Location: 164 Stafford St.

Price tag: The burger was $9 with fries, same deal for the appetizer. Some entrees run a bit higher, but everything is under $20. As I said, for us the total bill with tip = $40.

Website: www.the-grove.ca/


*While I'm at it, a word on fatboys. For the longest time, I took a silly, mealy-mouthed stand toward the fatboy: "Oh, they're okay, for what they are, I guess. I just prefer a different kind of burger." Those days are in the past. Fuck fatboys. Seriously. Fatboys suck. A flat, frozen patty the thickness of cardboard, and some greasy disgusting chili that no one in their right mind would touch if served to them in a bowl. And don't get me started on putting mayo on a burger. That this has become the dominant form of the mighty hamburger in this city boggles the mind.

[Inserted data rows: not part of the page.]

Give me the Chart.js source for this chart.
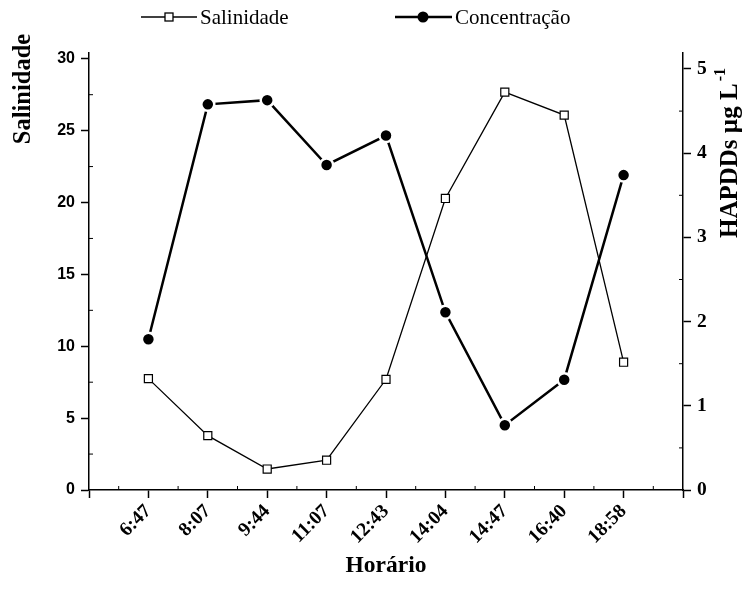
<!DOCTYPE html>
<html>
<head>
<meta charset="utf-8">
<script src="https://cdn.jsdelivr.net/npm/chart.js@4.4.1/dist/chart.umd.min.js"></script>
<style>
  body { margin: 0; background: #fff; }
  #wrap { width: 753px; height: 593px; position: relative; }
</style>
</head>
<body>
<div id="wrap"><canvas id="salChart"></canvas></div>
<script>
// values
const horarios = ['6:47', '8:07', '9:44', '11:07', '12:43', '14:04', '14:47', '16:40', '18:58'];
const salinidade = [7.75, 3.78, 1.46, 2.07, 7.7, 20.28, 27.68, 26.08, 8.89];
const concentracao = [1.79, 4.58, 4.63, 3.86, 4.21, 2.11, 0.77, 1.31, 3.74];
const salTicks = [0, 5, 10, 15, 20, 25, 30];
const concTicks = [0, 1, 2, 3, 4, 5];

const serif = '"Liberation Serif", "Times New Roman", serif';
const sans = '"Liberation Sans", Arial, sans-serif';

// minor ticks, axis titles and legend (Origin style)
const decor = {
    id: 'decor',
    afterDraw(chart) {
        const ctx = chart.ctx;
        const x = chart.scales.x, yL = chart.scales.ySal, yR = chart.scales.yConc;
        ctx.save();
        ctx.strokeStyle = '#000';
        ctx.lineWidth = 1;
        ctx.beginPath();
        for (let i = -1; i < horarios.length; i++) {
            const px = x.getPixelForValue(i + 0.5);
            ctx.moveTo(px, x.top); ctx.lineTo(px, x.top - 4);
        }
        for (let i = 0; i < salTicks.length; i++) {
            const py = yL.getPixelForValue(salTicks[i] + 2.5);
            if (py < yL.top) continue;
            ctx.moveTo(yL.right, py); ctx.lineTo(yL.right + 4, py);
        }
        for (let i = 0; i < concTicks.length; i++) {
            const py = yR.getPixelForValue(concTicks[i] + 0.5);
            if (py < yR.top) continue;
            ctx.moveTo(yR.left, py); ctx.lineTo(yR.left - 4, py);
        }
        ctx.stroke();

        ctx.fillStyle = '#000';
        ctx.textBaseline = 'middle';
        ctx.textAlign = 'center';
        ctx.font = 'bold 23.5px ' + serif;
        ctx.fillText('Horário', (x.left + x.right) / 2, 566);

        ctx.save();
        ctx.translate(24, 89);
        ctx.rotate(-Math.PI / 2);
        ctx.font = 'bold 24.5px ' + serif;
        ctx.fillText('Salinidade', 0, 0);
        ctx.restore();

        ctx.save();
        ctx.translate(731, 153);
        ctx.rotate(-Math.PI / 2);
        ctx.textAlign = 'left';
        const main = 'HAPDDs µg L';
        ctx.font = 'bold 25px ' + serif;
        const w1 = ctx.measureText(main).width;
        ctx.font = 'bold 16px ' + serif;
        const w2 = ctx.measureText('-1').width;
        const start = -(w1 + w2 + 2) / 2;
        ctx.font = 'bold 25px ' + serif;
        ctx.fillText(main, start, 0);
        ctx.font = 'bold 16px ' + serif;
        ctx.fillText('-1', start + w1 + 2, -10);
        ctx.restore();

        // legend
        const ly = 17;
        ctx.font = '21px ' + serif;
        ctx.textAlign = 'left';
        ctx.lineWidth = 1.3;
        ctx.beginPath(); ctx.moveTo(141, ly); ctx.lineTo(197, ly); ctx.stroke();
        ctx.fillStyle = '#fff';
        ctx.fillRect(165, ly - 4, 8, 8);
        ctx.strokeRect(165, ly - 4, 8, 8);
        ctx.fillStyle = '#000';
        ctx.fillText(chart.data.datasets[0].label, 200, ly + 1);

        ctx.lineWidth = 2.5;
        ctx.beginPath(); ctx.moveTo(395, ly); ctx.lineTo(452, ly); ctx.stroke();
        ctx.beginPath(); ctx.arc(423, ly, 5.5, 0, Math.PI * 2); ctx.fill();
        ctx.fillText(chart.data.datasets[1].label, 455, ly + 1);
        ctx.restore();
    }
};

const ctx = document.getElementById('salChart').getContext('2d');
const salChart = new Chart(ctx, {
    type: 'line',
    data: {
        datasets: [
            {
                label: 'Salinidade',
                data: salinidade.map((v, i) => ({ x: i, y: v })),
                yAxisID: 'ySal',
                borderColor: '#000',
                borderWidth: 1.3,
                pointStyle: 'rect',
                pointRadius: 5.7,
                pointBorderWidth: 1.2,
                pointBackgroundColor: '#fff',
                pointBorderColor: '#000',
                tension: 0
            },
            {
                label: 'Concentração',
                data: concentracao.map((v, i) => ({ x: i, y: v })),
                yAxisID: 'yConc',
                borderColor: '#000',
                borderWidth: 2.5,
                pointStyle: 'circle',
                pointRadius: 6.5,
                pointBorderWidth: 2.5,
                pointBackgroundColor: '#000',
                pointBorderColor: '#fff',
                tension: 0
            }
        ]
    },
    options: {
        responsive: true,
        maintainAspectRatio: false,
        animation: false,
        layout: { padding: { top: 53, left: 0, right: 0, bottom: 0 } },
        plugins: { legend: { display: false }, tooltip: { enabled: false } },
        scales: {
            x: {
                type: 'linear',
                min: -1,
                max: horarios.length,
                afterFit: (s) => { s.height = 103; },
                afterBuildTicks: (s) => { s.ticks = []; for (let i = -1; i <= horarios.length; i++) s.ticks.push({ value: i }); },
                grid: { drawOnChartArea: false, drawTicks: true, tickLength: 8, tickColor: '#000', tickWidth: 1.5 },
                border: { display: true, color: '#000', width: 1.5 },
                ticks: {
                    color: '#000',
                    font: { family: serif, size: 19.5, weight: 'bold' },
                    minRotation: 45,
                    maxRotation: 45,
                    padding: 2,
                    autoSkip: false,
                    callback: (v) => horarios[v] ?? ''
                }
            },
            ySal: {
                type: 'linear',
                position: 'left',
                min: 0,
                max: 30.4,
                afterFit: (s) => { s.width = 89; },
                afterBuildTicks: (s) => { s.ticks = salTicks.map(v => ({ value: v })); },
                grid: { drawOnChartArea: false, drawTicks: true, tickLength: 8, tickColor: '#000', tickWidth: 1.5 },
                border: { display: true, color: '#000', width: 1.5 },
                ticks: { color: '#000', font: { family: sans, size: 16, weight: 'bold' }, padding: 6 }
            },
            yConc: {
                type: 'linear',
                position: 'right',
                min: 0,
                max: 5.19,
                afterFit: (s) => { s.width = 70; },
                afterBuildTicks: (s) => { s.ticks = concTicks.map(v => ({ value: v })); },
                grid: { drawOnChartArea: false, drawTicks: true, tickLength: 8, tickColor: '#000', tickWidth: 1.5 },
                border: { display: true, color: '#000', width: 1.5 },
                ticks: { color: '#000', font: { family: serif, size: 19.5, weight: 'bold' }, padding: 6 }
            }
        }
    },
    plugins: [decor]
});
</script>
</body>
</html>
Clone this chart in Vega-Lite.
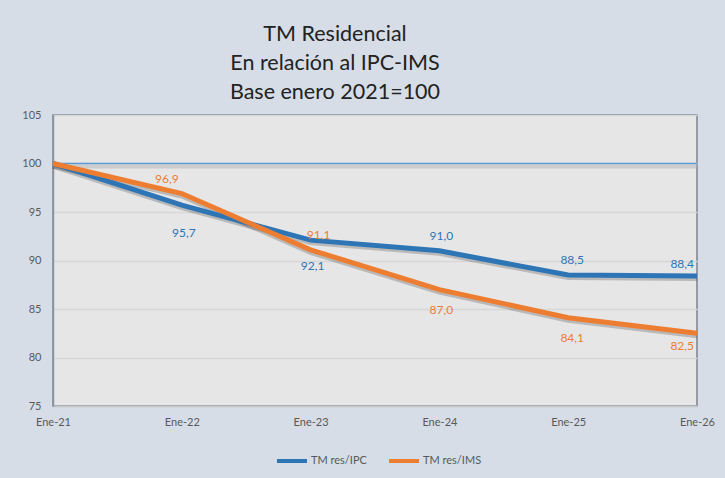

**This is turning into an extra-rant-y entry, but god, I fucking hate televisions in restaurants. I suppose that on the pub side they are required for sports bullshit, but every time I'm in a restaurant and there's a tv in my line of sight, it is a constant irritant. My eye just gets drawn to it, nothing I can do about it, and I spend much of my time fighting not to watch whatever useless bullshit I don't care about that is blaring at me.

***I recall dining with the Constant Dinner Companion at Promenade Bistro and when we asked to share the quiche entree as an appetizer (hey, we both really like quiche, okay?) the waiter's brains melted, and oozed out his ears. Well, not really, but we had to explain what we wanted at least three times, and he was essentially incredulous.

****The CDC remarked that he's going to make a habit of ordering dessertizers, since he's occasionally still hungry, but rarely feels like dessert. You go, girl!